В какой мере могли помочь сохранению текста, не отягощенного всякими интерполяциями, два издания, предпринятые в 3 в., остается неизвестным. Арат из Сол (310-245 гг.), автор дошедшей до нас поэмы о звездном мире “Феномены”, издал “Одиссею”. Риан (3 в.), тоже известный эпический автор, — обе поэмы. И Арат, и Риан, будучи поэтами, должны были подходить к Гомеру с достаточным художественным вкусом, но представления о литературном вкусе в эллинистическое время достаточно серьезно отличались от вкусов тех, кто слушал сказителей в 8 в. Схолии (о них — ниже) упоминают предложения Риана по тексту 45 раз, из них 33 раза — к “Одиссее”. Больше ничего об этих двух изданиях неизвестно.
Решающий вклад в сохранение гомеровского текста был сделан в 3-2 вв. александрийскими филологами. Обе поэмы Гомера издал сначала первый руководитель Александрийской библиотеки Зенодот (он возглавлял ее ок. 285-260 гг.), его примеру затем последовал Аристофан Византийский (ок. 257-180). Наконец, их дело завершил ученик Аристофана Аристарх Самофракийский (ок. 217 — ок. 145). В его распоряжении оказалось множество списков — как хранившихся в некоторых городах в качестве обязательных (по примеру афинского экземпляра времен Писистрата), так и принадлежавших в свое время достаточно авторитетным владельцам: Еврипиду-младшему, племяннику знаменитого афинского трагика, Антимаху (род. ок. 444), которого в древности причисляли к самым выдающимся эпическим поэтам, наконец, Аристотелю. Существует предположение, что это был тот самый список, который великий философ составил для своего воспитанника Александра Македонского. Как бы то ни было, надо думать, что все эти люди пользовались не самыми худшими изданиями, в которые они могли вносить и свои поправки.
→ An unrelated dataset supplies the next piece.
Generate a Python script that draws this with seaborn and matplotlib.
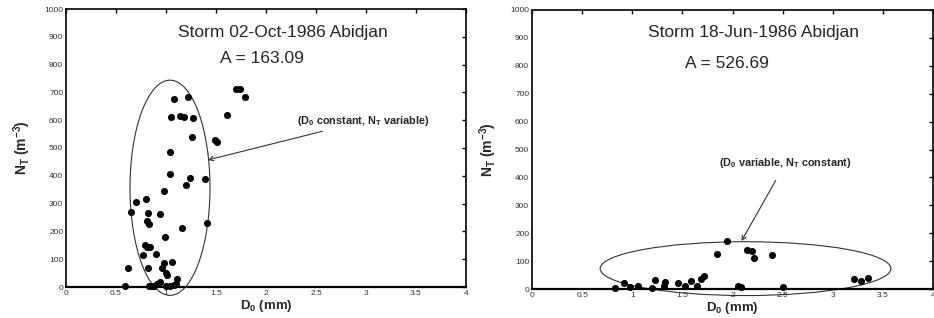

Судя по замечаниям Аристарха, сохранившимся в схолиях, дошедшие до него экземпляры содержали не слишком много разночтений, но все равно нуждались в сличении, выверке, устранении позднейших вставок и т.п. Аристарх проделал эту работу с чувством большой ответственности. В частности, он не стал изымать из своего издания Гомера те стихи или целые группы стихов, которые ему или его предшественникам казались “неуместными”: повторения однажды сказанного, чересчур подробные описания. Аристарх исключил из своего текста только те стихи, которые он счел безусловно подложными. В других случаях он обозначал подозрительные стихи специальными знаками на полях, так что все они дошли до нашего времени, и современные исследователи могут оценивать соображения Аристарха по-своему. Надо при этом помнить, что александрийские филологи были достаточно далеки от понимания стилистических законов эпоса и могли посчитать ненужным повторением те стихи, которые на самом деле вполне с этими законами согласуются. Например, в целом ряде случаев подвергался сомнению стих, содержащий распространенное обращение к герою (“О Лаэртид, многохитростный муж, Одиссей богоравный”), хотя он и отвечал нормам гомеровского этикета.